INFORMATION GIVEN |
━━━━━━━━━━━━━━━━━━━━
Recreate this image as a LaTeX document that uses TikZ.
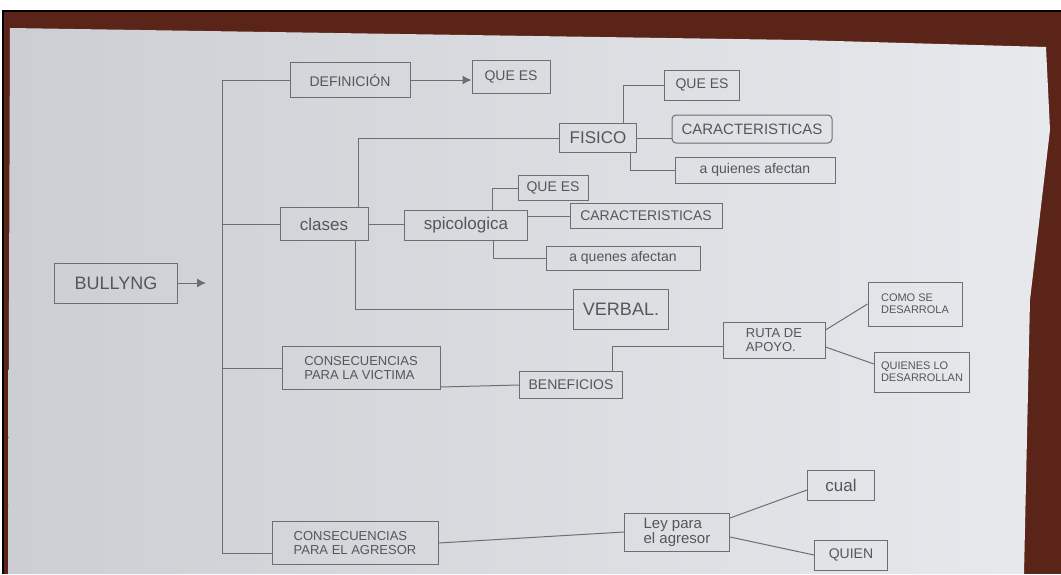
━━━━━━━━━━━━━━━━━━━━
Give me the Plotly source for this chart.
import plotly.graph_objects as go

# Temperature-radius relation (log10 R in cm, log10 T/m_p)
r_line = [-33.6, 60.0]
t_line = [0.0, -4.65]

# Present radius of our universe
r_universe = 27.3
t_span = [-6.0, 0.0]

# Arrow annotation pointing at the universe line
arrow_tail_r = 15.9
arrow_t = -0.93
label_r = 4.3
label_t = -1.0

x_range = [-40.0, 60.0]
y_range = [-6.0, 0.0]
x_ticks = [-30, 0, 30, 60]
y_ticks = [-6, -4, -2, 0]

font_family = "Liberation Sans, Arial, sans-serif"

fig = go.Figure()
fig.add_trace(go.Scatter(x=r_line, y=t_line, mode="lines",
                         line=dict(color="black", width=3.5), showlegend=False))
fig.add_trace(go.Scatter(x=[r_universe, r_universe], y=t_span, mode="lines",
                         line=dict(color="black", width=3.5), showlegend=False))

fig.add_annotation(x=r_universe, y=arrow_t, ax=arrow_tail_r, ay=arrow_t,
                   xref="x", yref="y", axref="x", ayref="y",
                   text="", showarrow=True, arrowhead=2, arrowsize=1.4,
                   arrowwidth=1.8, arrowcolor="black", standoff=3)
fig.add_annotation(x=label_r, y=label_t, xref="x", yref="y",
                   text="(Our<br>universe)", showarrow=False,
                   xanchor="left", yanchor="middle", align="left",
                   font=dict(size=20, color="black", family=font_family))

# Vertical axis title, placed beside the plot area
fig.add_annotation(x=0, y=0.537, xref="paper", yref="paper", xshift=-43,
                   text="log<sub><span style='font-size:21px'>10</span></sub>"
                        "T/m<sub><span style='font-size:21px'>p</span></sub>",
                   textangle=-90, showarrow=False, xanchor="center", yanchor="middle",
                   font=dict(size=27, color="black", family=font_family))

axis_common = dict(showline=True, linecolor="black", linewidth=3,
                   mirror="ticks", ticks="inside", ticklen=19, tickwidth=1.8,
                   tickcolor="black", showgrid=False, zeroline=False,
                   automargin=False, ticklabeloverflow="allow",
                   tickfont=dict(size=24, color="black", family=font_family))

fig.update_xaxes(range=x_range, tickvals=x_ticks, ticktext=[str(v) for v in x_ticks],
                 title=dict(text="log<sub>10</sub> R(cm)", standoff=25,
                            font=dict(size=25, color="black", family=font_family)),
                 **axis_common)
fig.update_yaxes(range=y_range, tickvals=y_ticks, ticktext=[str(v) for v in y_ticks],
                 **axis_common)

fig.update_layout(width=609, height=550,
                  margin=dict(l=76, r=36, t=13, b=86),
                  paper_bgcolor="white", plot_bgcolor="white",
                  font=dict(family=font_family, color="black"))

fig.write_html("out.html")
━━━━━━━━━━━━━━━━━━━━
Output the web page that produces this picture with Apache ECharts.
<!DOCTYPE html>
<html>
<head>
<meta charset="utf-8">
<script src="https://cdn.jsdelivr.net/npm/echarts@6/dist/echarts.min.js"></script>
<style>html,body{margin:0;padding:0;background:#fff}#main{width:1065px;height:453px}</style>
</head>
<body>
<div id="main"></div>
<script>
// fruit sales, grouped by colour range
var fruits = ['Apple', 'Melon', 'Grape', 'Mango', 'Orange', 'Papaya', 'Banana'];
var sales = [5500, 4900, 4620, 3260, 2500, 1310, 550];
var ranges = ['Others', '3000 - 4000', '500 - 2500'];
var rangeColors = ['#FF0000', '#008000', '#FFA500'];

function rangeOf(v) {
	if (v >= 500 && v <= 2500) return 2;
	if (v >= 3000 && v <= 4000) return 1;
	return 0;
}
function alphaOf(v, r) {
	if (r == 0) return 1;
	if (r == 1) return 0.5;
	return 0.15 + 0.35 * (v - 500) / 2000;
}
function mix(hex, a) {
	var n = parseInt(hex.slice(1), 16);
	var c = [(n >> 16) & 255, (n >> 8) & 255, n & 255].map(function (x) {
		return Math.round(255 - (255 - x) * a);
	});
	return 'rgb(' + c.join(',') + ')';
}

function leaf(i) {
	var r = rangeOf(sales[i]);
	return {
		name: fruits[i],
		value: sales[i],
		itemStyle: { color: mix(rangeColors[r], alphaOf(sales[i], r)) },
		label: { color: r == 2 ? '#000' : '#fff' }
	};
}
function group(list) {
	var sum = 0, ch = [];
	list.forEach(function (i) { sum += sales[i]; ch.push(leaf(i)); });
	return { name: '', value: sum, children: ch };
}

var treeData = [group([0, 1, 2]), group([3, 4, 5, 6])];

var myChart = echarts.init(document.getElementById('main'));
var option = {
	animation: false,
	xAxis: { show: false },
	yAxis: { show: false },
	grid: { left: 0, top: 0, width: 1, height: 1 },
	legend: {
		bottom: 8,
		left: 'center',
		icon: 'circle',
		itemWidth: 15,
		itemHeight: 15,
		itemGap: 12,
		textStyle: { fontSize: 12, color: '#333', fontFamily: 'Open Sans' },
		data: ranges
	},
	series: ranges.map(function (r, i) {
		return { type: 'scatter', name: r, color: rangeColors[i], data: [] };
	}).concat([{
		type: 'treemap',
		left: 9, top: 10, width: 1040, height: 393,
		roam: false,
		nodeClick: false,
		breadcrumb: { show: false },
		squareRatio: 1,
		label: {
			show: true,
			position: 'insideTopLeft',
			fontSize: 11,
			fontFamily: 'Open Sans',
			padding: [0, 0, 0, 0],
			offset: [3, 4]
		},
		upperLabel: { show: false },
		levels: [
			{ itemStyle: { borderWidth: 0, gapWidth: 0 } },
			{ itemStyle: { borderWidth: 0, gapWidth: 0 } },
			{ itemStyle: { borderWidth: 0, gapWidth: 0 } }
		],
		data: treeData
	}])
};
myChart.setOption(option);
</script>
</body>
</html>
━━━━━━━━━━━━━━━━━━━━
Scan the records above for the string "this", then select every line that holds it.

Recreate this image as a LaTeX document that uses TikZ.
Give me the Plotly source for this chart.
Output the web page that produces this picture with Apache ECharts.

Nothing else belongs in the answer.